--- BEGIN GIVEN DATA ---

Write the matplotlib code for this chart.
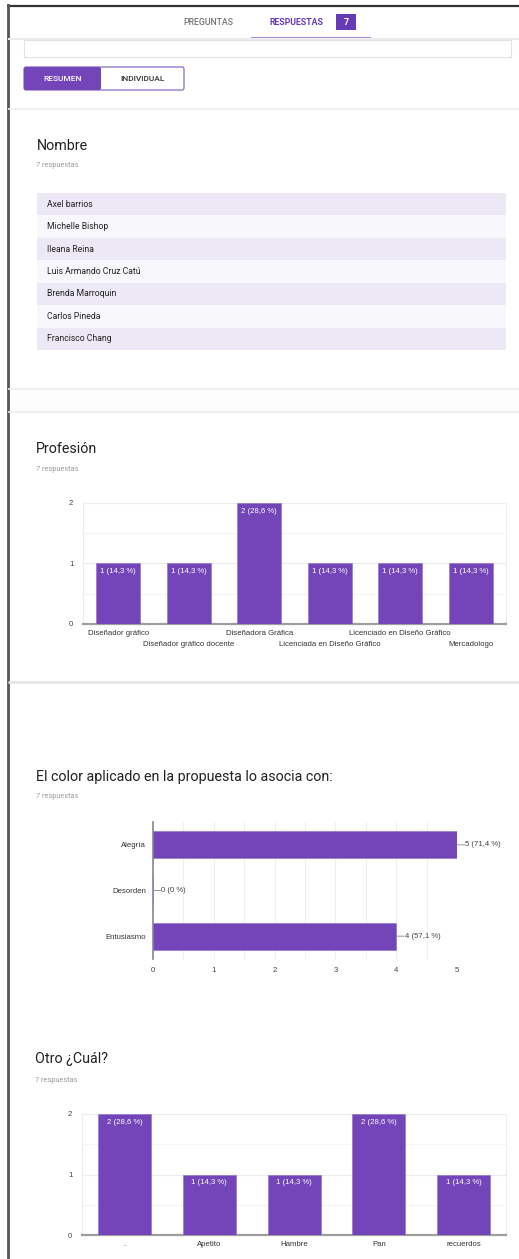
import matplotlib
matplotlib.use("Agg")
import matplotlib.pyplot as plt
from matplotlib.patches import Rectangle, FancyBboxPatch
from matplotlib.lines import Line2D

# ---------------- data ----------------
nombres = ["Axel barrios", "Michelle Bishop", "Ileana Reina", "Luis Armando Cruz Catú",
           "Brenda Marroquin", "Carlos Pineda", "Francisco Chang"]

prof_cats = ["Diseñador gráfico", "Diseñador gráfico docente", "Diseñadora Gráfica",
             "Licenciada en Diseño Gráfico", "Licenciado en Diseño Gráfico", "Mercadologo"]
prof_vals = [1, 1, 2, 1, 1, 1]
prof_lbls = ["1 (14,3 %)", "1 (14,3 %)", "2 (28,6 %)", "1 (14,3 %)", "1 (14,3 %)", "1 (14,3 %)"]

color_cats = ["Alegría", "Desorden", "Entusiasmo"]
color_vals = [5, 0, 4]
color_lbls = ["5 (71,4 %)", "0 (0 %)", "4 (57,1 %)"]

otro_cats = [".", "Apetito", "Hambre", "Pan", "recuerdos"]
otro_vals = [2, 1, 1, 2, 1]
otro_lbls = ["2 (28,6 %)", "1 (14,3 %)", "1 (14,3 %)", "2 (28,6 %)", "1 (14,3 %)"]

titles = ["Nombre", "Profesión", "El color aplicado en la propuesta lo asocia con:", "Otro ¿Cuál?"]
n_resp = "7 respuestas"

# ---------------- style ----------------
PURPLE = "#7345b9"
PAGE_FONT = ["Roboto", "DejaVu Sans"]
CHART_FONT = ["Liberation Sans", "DejaVu Sans"]
W, H = 519, 1259

fig = plt.figure(figsize=(W / 100, H / 100), dpi=100)
fig.patch.set_facecolor("white")

bg = fig.add_axes([0, 0, 1, 1])
bg.set_xlim(0, W)
bg.set_ylim(H, 0)
bg.axis("off")


def pax(x0, y0, x1, y1):
    return fig.add_axes([x0 / W, 1 - y1 / H, (x1 - x0) / W, (y1 - y0) / H])


def hline(y, x0, x1, color, lw):
    bg.add_line(Line2D([x0, x1], [y, y], color=color, lw=lw, solid_capstyle="butt"))


# ---------------- page chrome ----------------
bg.add_patch(Rectangle((8, 389), W, 23, facecolor="#fdfdfd", edgecolor="none"))
hline(6, 7, W, "#333333", 1.6)
bg.add_line(Line2D([7.5, 7.5], [5, H], color="#555555", lw=2.0))

bg.text(208, 22, "PREGUNTAS", ha="center", va="center", fontsize=6.3, color="#757575",
        family=PAGE_FONT, weight="medium")
bg.text(296, 22, "RESPUESTAS", ha="center", va="center", fontsize=6.3, color="#673ab7",
        family=PAGE_FONT, weight="bold")
bg.add_patch(Rectangle((336, 14), 20, 16, facecolor="#673ab7", edgecolor="none"))
bg.text(346, 22, "7", ha="center", va="center", fontsize=6.5, color="white",
        family=PAGE_FONT, weight="bold")
hline(37.5, 251, 371, "#a990d8", 1.6)
hline(39, 8, W, "#ececec", 1.5)
bg.add_patch(Rectangle((24, 40), 487, 16.5, facecolor="white", edgecolor="#e3e3e3", lw=0.8))

bg.add_patch(FancyBboxPatch((24, 67), 160, 23, boxstyle="round,pad=0,rounding_size=2",
                            facecolor="white", edgecolor="#8a6bc9", lw=0.9))
bg.add_patch(FancyBboxPatch((24, 67), 77, 23, boxstyle="round,pad=0,rounding_size=2",
                            facecolor=PURPLE, edgecolor="none"))
bg.text(62.5, 78.5, "RESUMEN", ha="center", va="center", fontsize=6.0, color="white",
        family=PAGE_FONT, weight="medium")
bg.text(142.5, 78.5, "INDIVIDUAL", ha="center", va="center", fontsize=6.0, color="#333333",
        family=PAGE_FONT, weight="medium")

hline(108.5, 8, W, "#efefef", 1.2)
hline(389, 8, W, "#ececec", 1.2)
hline(412, 8, W, "#ececec", 1.2)
hline(681.5, 8, W, "#e6e6e6", 2.0)

# titles
for t, y, yr, x in zip(titles, [145.5, 449, 776.5, 1059.5], [165.5, 469, 796, 1080], [36.5, 35.5, 36, 35]):
    bg.text(x, y, t, ha="left", va="center", fontsize=10.3, color="#212121", family=PAGE_FONT)
    bg.text(x, yr, n_resp, ha="left", va="center", fontsize=5.3, color="#9e9e9e", family=PAGE_FONT)

# ---------------- Nombre list ----------------
axn = pax(37, 193, 506, 350)
axn.set_xlim(0, 1)
axn.set_ylim(len(nombres), 0)
axn.axis("off")
for i, n in enumerate(nombres):
    axn.axhspan(i, i + 1, color="#ede8f6" if i % 2 == 0 else "#f8f7fb", lw=0)
    axn.text(10 / 469, i + 0.5, n, ha="left", va="center", fontsize=6.2, color="#222222",
             family=PAGE_FONT)


def style_vertical(ax, ymax):
    ax.set_ylim(0, ymax)
    ax.set_yticks(range(ymax + 1))
    ax.set_yticks([k + 0.5 for k in range(ymax)], minor=True)
    ax.grid(axis="y", which="major", color="#ebebeb", lw=0.8)
    ax.grid(axis="y", which="minor", color="#f4f4f4", lw=0.8)
    ax.set_axisbelow(True)
    for s in ["top", "right", "left"]:
        ax.spines[s].set_color("#ededed")
        ax.spines[s].set_linewidth(0.8)
    ax.spines["bottom"].set_color("#9e9e9e")
    ax.spines["bottom"].set_linewidth(1.6)
    ax.tick_params(axis="y", which="both", length=0, pad=7, labelsize=5.6, labelcolor="#444444")
    ax.tick_params(axis="x", length=0, labelbottom=False)
    for lab in ax.get_yticklabels():
        lab.set_family(CHART_FONT)


def bar_labels(ax, xs, vals, lbls):
    for x, v, l in zip(xs, vals, lbls):
        ax.annotate(l, (x, v), xytext=(0, -3.5), textcoords="offset points", ha="center",
                    va="top", fontsize=5.6, color="white", family=CHART_FONT)


# ---------------- Profesión ----------------
axp = pax(83, 503, 506, 624)
xs = list(range(len(prof_cats)))
axp.bar(xs, prof_vals, width=0.62, color=PURPLE, edgecolor="#8e6ccc", lw=0.4, zorder=3)
axp.set_xlim(-0.5, len(prof_cats) - 0.5)
style_vertical(axp, 2)
bar_labels(axp, xs, prof_vals, prof_lbls)
for i, c in enumerate(prof_cats):
    axp.annotate(c, (i, 0), xycoords="data", xytext=(0, -6.6 if i % 2 == 0 else -14.7),
                 textcoords="offset points", ha="center", va="center", fontsize=5.6,
                 color="#333333", family=CHART_FONT, annotation_clip=False)

# ---------------- Color ----------------
axc = pax(153, 822, 457, 959)
ys = list(range(len(color_cats)))
axc.barh(ys, color_vals, height=0.59, color=PURPLE, edgecolor="#8e6ccc", lw=0.4, zorder=3)
axc.set_ylim(len(color_cats) - 0.5, -0.5)
axc.set_xlim(0, 5)
axc.set_xticks(range(6))
axc.set_xticks([k + 0.5 for k in range(5)], minor=True)
axc.grid(axis="x", which="both", color="#efefef", lw=0.8)
axc.set_axisbelow(True)
for s in ["top", "right", "bottom"]:
    axc.spines[s].set_visible(False)
axc.spines["left"].set_color("#888888")
axc.spines["left"].set_linewidth(1.2)
axc.set_yticks(ys)
axc.set_yticklabels(color_cats)
axc.tick_params(axis="both", which="both", length=0)
axc.tick_params(axis="y", pad=5, labelsize=5.6, labelcolor="#333333")
axc.tick_params(axis="x", pad=5.5, labelsize=5.6, labelcolor="#444444")
for lab in axc.get_yticklabels() + axc.get_xticklabels():
    lab.set_family(CHART_FONT)
for y, v, l in zip(ys, color_vals, color_lbls):
    axc.annotate("", (v, y), xytext=(5.5, 0), textcoords="offset points",
                 arrowprops=dict(arrowstyle="-", color="#999999", lw=0.7, shrinkA=0, shrinkB=0),
                 annotation_clip=False)
    axc.annotate(l, (v, y), xytext=(6, 0), textcoords="offset points", ha="left", va="center",
                 fontsize=5.6, color="#444444", family=CHART_FONT, annotation_clip=False)

# ---------------- Otro ----------------
axo = pax(82, 1114, 506, 1235)
xs = list(range(len(otro_cats)))
axo.bar(xs, otro_vals, width=0.625, color=PURPLE, edgecolor="#8e6ccc", lw=0.4, zorder=3)
axo.set_xlim(-0.5, len(otro_cats) - 0.5)
style_vertical(axo, 2)
bar_labels(axo, xs, otro_vals, otro_lbls)
for i, c in enumerate(otro_cats):
    axo.annotate(c, (i, 0), xycoords="data", xytext=(0, -6.6), textcoords="offset points",
                 ha="center", va="center", fontsize=5.6, color="#333333", family=CHART_FONT,
                 annotation_clip=False)

fig.savefig("out.png", dpi=100, facecolor="white")
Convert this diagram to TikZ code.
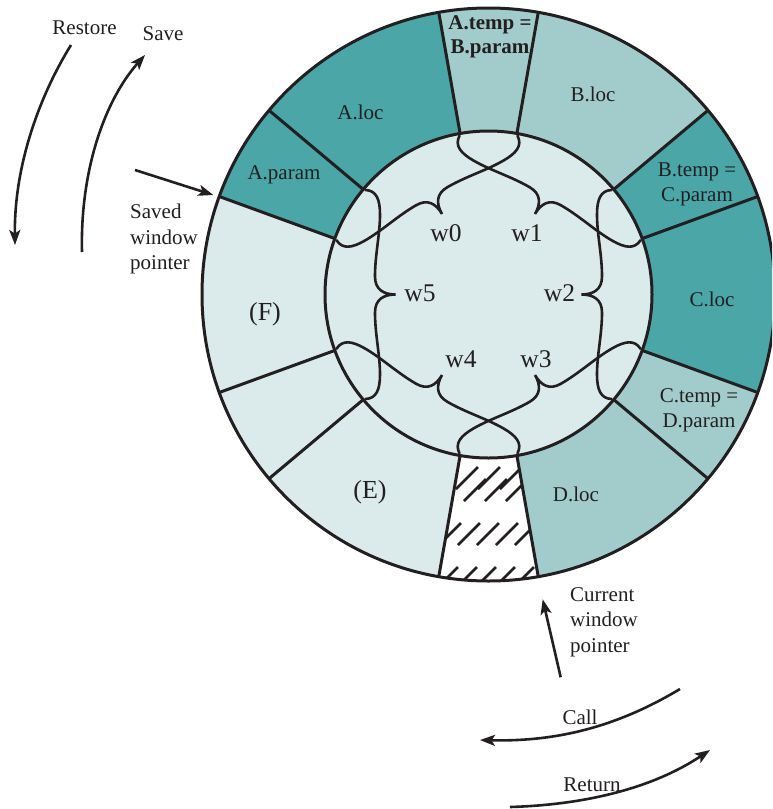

--- END GIVEN DATA ---

▶ _CHALLENGE_: From the top of the listing above, repeat each line exactly until you reach the line containing "from matplotlib.lines import Line2D", and repeat that one too. Leave the pictures out.

▶ _REPLY TO THE TASK_:
Write the matplotlib code for this chart.
import matplotlib
matplotlib.use("Agg")
import matplotlib.pyplot as plt
from matplotlib.patches import Rectangle, FancyBboxPatch
from matplotlib.lines import Line2D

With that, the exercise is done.